Stated problem
Only the lines from the start of the data below through the line that contains "import pandas as pd" are to be copied, exactly and without pictures.

Given material
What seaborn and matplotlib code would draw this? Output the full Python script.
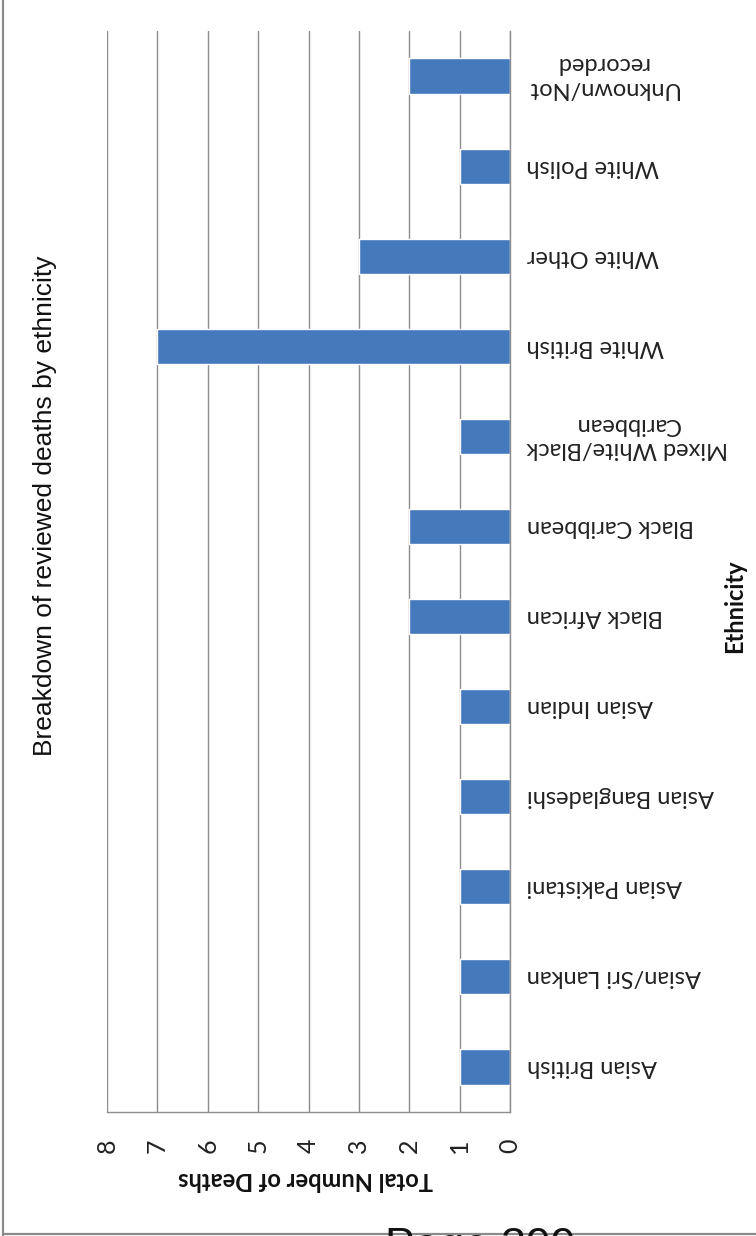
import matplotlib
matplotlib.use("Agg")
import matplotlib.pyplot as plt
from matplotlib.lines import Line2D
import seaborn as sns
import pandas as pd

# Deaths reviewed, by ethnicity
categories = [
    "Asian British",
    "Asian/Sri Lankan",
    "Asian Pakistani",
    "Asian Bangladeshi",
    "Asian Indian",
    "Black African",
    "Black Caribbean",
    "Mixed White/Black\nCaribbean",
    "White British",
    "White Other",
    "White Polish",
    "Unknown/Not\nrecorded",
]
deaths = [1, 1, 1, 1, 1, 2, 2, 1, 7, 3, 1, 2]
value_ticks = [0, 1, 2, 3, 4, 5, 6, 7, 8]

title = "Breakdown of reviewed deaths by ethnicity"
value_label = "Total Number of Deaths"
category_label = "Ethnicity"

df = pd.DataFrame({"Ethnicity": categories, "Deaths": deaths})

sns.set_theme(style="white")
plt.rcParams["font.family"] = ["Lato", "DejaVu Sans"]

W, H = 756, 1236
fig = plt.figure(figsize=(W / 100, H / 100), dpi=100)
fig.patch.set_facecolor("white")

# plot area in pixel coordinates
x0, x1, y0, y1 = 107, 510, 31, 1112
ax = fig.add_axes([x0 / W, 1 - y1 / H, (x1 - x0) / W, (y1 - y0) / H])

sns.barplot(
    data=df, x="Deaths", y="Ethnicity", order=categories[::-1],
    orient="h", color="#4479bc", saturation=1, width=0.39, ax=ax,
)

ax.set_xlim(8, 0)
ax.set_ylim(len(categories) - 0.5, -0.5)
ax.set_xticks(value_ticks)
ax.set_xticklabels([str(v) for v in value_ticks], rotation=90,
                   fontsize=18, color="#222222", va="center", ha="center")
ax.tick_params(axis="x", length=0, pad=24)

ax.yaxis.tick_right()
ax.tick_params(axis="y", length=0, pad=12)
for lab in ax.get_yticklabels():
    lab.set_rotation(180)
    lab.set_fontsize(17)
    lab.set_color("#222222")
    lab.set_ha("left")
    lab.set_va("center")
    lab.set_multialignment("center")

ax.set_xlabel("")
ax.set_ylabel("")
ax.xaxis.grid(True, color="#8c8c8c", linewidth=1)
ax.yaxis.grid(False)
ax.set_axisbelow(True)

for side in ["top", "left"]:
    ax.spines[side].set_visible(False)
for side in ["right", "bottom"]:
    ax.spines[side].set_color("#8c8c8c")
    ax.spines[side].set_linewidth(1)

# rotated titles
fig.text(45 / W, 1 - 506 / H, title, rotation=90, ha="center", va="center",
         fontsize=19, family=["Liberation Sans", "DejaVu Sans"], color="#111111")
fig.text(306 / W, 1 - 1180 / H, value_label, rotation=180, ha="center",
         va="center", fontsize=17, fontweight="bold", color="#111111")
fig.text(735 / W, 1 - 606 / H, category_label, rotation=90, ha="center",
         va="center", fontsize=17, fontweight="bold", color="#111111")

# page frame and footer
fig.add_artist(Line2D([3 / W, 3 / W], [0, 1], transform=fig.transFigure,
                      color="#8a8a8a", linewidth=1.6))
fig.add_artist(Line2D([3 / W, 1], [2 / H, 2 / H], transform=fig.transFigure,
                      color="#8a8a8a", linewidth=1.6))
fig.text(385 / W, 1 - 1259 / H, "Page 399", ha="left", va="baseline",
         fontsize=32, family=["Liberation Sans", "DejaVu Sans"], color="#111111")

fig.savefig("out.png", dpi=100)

Task response
What seaborn and matplotlib code would draw this? Output the full Python script.
import matplotlib
matplotlib.use("Agg")
import matplotlib.pyplot as plt
from matplotlib.lines import Line2D
import seaborn as sns
import pandas as pd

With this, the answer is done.